▶ **REQUIREMENT**: Collect all lines from the records below that include the word "with".

▶ **RECORDS SHOWN**:

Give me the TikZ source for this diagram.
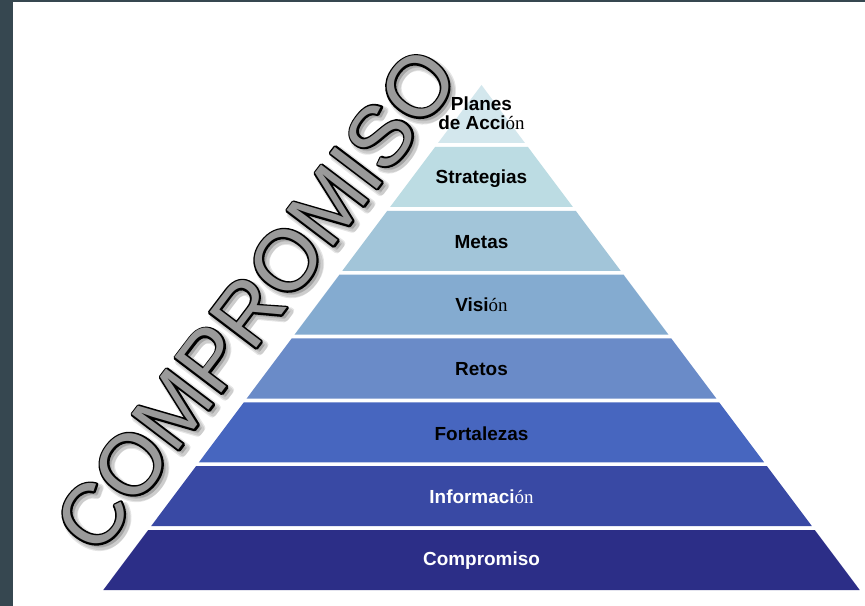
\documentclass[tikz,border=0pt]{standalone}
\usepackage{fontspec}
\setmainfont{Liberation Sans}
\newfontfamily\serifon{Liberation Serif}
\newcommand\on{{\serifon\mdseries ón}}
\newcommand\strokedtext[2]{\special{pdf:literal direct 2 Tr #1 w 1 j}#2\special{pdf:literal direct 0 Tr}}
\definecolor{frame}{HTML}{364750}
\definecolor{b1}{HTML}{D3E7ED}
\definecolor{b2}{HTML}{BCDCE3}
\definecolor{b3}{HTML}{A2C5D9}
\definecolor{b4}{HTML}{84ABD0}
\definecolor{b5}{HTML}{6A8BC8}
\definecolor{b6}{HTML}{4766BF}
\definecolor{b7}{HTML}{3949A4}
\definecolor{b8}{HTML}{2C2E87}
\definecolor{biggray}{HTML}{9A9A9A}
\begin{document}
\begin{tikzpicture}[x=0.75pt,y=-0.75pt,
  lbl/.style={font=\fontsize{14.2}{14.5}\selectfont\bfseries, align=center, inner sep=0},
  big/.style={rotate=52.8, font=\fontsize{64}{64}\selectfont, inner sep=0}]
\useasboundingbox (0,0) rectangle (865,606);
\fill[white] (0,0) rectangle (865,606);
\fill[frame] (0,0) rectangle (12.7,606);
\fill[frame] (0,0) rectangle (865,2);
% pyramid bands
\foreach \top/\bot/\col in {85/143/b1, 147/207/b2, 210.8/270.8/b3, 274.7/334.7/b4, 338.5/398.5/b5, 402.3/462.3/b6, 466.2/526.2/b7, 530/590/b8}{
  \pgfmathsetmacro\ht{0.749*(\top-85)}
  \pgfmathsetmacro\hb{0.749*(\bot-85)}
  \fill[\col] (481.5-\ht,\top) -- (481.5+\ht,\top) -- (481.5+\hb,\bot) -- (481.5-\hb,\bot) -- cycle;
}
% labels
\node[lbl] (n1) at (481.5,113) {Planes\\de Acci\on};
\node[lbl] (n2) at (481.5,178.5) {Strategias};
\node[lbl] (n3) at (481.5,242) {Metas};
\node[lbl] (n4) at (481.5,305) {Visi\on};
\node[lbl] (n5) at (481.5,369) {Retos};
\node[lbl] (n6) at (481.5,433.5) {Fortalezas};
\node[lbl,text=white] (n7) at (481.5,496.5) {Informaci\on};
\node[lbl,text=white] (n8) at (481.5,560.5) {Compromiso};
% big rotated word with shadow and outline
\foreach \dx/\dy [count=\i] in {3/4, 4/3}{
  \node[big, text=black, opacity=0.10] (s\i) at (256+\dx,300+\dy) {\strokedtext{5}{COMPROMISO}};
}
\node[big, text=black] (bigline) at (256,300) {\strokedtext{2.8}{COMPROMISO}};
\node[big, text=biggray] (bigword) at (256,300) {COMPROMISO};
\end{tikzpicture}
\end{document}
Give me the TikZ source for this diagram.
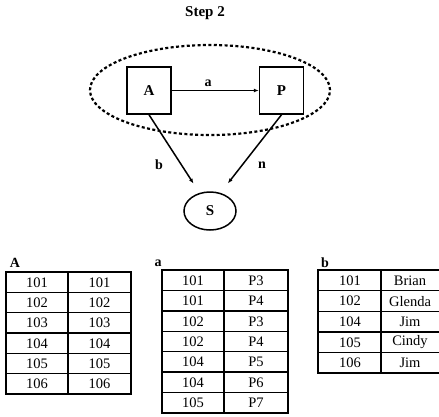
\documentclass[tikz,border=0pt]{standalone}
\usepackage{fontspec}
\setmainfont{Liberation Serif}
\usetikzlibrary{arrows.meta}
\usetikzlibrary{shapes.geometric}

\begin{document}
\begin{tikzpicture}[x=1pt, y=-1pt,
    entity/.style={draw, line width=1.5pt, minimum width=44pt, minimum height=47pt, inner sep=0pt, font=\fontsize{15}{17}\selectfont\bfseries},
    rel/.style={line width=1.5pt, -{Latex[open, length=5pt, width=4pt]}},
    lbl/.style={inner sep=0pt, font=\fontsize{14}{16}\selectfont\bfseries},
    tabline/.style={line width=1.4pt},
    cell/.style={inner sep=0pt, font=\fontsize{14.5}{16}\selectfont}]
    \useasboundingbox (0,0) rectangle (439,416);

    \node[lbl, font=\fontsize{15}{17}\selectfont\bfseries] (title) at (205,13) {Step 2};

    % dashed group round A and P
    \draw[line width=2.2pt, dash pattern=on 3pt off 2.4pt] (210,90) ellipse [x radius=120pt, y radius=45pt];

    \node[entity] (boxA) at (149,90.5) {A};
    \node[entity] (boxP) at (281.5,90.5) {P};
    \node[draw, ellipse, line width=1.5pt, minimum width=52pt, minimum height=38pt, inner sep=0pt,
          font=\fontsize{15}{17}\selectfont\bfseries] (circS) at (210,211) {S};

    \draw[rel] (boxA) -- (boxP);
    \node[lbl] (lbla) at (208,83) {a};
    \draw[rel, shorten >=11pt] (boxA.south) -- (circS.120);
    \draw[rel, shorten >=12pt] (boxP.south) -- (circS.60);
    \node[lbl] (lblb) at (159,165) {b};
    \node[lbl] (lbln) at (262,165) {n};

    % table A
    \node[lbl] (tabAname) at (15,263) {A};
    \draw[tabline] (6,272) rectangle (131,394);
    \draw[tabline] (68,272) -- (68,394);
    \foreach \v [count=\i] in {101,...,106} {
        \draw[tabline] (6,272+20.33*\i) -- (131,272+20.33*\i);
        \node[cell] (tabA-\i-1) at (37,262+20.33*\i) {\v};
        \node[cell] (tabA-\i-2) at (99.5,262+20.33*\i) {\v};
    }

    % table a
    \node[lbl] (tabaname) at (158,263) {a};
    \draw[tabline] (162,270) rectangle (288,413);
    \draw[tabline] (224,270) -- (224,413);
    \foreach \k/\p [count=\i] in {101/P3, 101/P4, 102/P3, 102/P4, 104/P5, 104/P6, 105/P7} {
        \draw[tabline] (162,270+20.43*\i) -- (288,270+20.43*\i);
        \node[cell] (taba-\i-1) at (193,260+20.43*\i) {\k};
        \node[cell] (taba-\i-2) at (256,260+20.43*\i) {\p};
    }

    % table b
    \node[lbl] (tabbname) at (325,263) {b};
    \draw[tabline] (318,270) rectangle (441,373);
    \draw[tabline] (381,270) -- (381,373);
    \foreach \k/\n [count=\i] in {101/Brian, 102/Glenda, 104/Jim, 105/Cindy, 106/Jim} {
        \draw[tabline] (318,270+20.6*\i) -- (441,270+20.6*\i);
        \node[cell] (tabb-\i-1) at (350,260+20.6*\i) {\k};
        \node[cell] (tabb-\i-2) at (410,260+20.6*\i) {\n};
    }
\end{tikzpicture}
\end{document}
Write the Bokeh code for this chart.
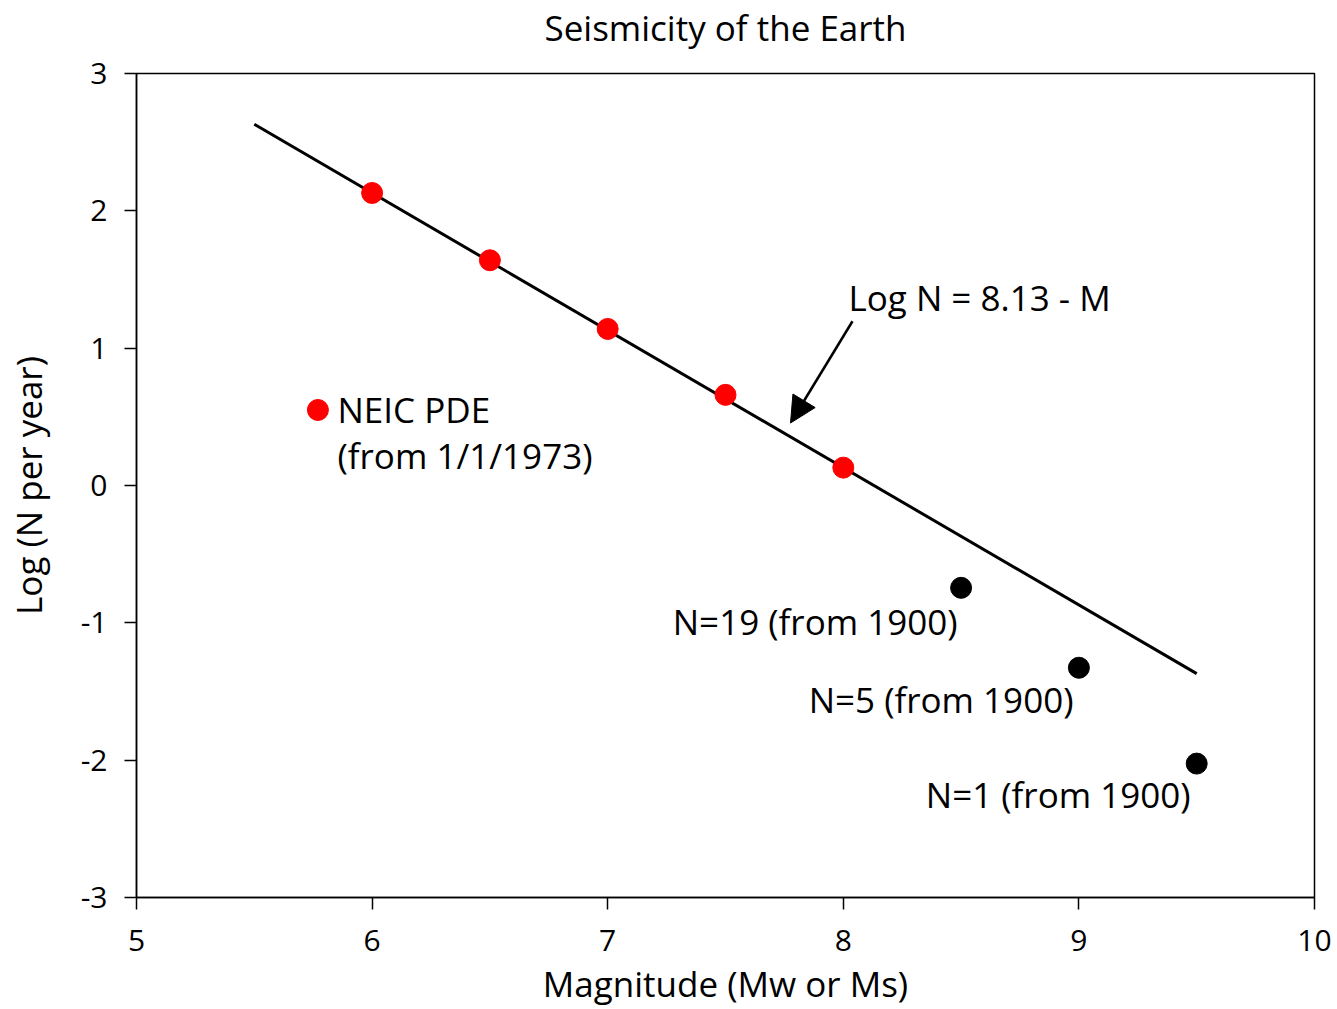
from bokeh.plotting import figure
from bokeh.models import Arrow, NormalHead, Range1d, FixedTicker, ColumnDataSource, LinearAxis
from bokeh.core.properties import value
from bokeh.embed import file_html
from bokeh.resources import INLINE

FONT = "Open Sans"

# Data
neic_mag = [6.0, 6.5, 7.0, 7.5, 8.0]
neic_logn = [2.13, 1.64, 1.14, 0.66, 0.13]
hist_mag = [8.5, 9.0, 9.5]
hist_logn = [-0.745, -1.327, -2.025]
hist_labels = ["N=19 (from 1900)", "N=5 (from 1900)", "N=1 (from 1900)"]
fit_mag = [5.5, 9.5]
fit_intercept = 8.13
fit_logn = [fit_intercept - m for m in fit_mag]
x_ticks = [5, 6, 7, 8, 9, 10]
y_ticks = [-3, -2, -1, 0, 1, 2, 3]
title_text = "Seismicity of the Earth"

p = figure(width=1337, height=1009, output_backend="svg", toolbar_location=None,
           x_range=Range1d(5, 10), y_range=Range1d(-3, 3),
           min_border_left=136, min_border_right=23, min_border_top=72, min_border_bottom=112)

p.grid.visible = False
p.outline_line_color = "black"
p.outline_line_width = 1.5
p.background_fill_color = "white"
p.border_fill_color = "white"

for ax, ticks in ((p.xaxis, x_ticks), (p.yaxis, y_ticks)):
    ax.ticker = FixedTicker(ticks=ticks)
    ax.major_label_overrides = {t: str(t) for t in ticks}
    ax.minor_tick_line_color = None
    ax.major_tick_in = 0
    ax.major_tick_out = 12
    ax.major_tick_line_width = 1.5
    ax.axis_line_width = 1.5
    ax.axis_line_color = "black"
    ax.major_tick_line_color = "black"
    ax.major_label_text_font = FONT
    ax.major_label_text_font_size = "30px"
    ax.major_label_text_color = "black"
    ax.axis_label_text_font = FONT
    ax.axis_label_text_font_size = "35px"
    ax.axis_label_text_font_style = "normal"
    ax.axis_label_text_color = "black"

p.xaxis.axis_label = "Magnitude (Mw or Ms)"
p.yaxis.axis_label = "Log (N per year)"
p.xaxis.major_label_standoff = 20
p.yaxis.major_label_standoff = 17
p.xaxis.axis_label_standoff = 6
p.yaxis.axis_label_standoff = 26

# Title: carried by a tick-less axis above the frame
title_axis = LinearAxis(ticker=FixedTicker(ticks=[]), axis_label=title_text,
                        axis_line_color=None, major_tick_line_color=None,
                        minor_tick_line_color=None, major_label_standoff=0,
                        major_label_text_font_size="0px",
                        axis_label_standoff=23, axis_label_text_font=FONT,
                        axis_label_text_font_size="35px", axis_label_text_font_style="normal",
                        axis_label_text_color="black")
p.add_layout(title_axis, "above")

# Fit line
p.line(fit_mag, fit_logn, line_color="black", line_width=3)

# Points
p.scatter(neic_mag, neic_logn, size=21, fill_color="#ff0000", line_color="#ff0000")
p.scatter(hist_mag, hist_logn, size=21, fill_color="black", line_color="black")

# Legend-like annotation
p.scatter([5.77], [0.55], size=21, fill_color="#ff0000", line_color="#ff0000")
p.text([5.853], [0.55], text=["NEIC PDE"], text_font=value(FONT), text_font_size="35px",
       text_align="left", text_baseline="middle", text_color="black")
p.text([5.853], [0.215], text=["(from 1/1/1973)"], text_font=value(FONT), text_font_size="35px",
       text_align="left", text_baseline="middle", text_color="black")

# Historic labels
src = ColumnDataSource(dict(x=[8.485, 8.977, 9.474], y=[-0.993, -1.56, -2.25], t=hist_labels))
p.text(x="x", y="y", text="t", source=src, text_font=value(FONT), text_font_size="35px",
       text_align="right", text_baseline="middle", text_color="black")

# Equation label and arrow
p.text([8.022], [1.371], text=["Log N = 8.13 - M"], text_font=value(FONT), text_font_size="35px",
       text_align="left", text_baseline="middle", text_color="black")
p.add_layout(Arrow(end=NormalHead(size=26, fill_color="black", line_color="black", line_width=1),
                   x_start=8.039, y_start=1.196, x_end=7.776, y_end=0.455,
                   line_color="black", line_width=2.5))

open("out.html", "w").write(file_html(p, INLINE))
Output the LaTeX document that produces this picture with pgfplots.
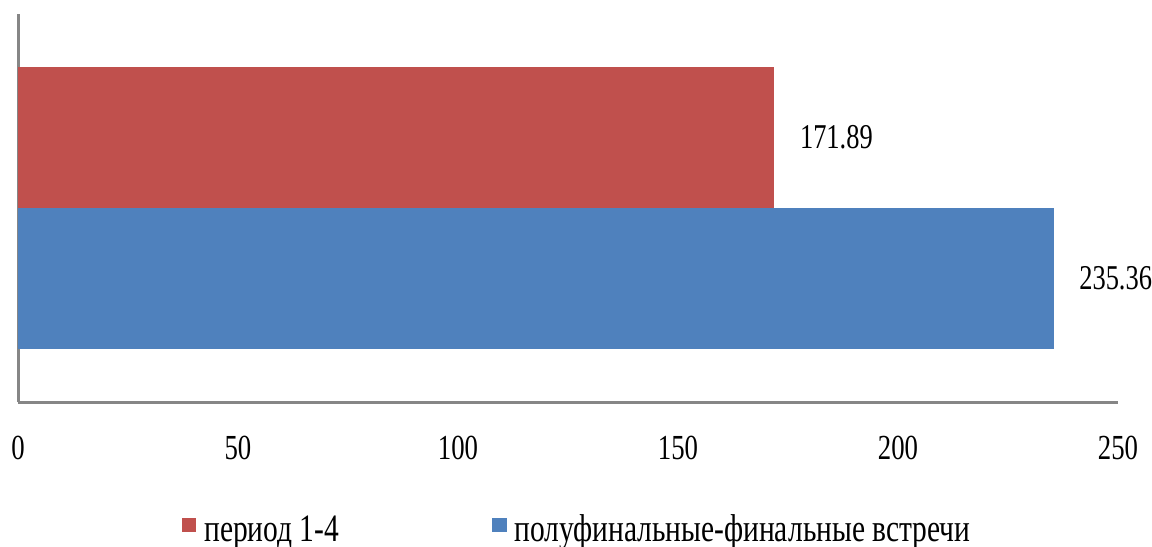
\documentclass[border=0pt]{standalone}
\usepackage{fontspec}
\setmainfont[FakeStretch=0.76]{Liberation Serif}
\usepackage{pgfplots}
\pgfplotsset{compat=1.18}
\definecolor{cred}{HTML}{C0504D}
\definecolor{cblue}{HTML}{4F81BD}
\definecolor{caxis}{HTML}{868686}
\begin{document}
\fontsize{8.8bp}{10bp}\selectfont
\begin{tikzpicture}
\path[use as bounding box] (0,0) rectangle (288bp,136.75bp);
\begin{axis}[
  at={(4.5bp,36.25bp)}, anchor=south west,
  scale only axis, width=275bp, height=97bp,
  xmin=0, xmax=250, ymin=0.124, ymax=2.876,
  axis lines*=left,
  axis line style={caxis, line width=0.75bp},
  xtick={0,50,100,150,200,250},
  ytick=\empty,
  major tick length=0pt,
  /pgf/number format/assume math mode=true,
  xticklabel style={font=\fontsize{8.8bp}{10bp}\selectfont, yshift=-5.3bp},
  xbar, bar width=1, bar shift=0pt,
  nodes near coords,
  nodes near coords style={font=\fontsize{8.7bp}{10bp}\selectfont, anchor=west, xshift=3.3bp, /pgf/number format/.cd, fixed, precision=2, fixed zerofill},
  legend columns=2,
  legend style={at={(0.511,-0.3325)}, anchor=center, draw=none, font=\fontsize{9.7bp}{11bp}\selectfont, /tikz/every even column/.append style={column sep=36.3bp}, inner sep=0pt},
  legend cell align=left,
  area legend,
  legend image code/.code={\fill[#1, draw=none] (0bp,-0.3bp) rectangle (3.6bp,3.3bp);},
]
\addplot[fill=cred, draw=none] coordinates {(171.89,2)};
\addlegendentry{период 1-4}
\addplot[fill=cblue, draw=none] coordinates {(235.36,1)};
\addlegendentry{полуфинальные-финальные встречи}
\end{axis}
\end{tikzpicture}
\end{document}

▶ **COMPLETED TASK**:
% big rotated word with shadow and outline
Output the LaTeX document that produces this picture with pgfplots.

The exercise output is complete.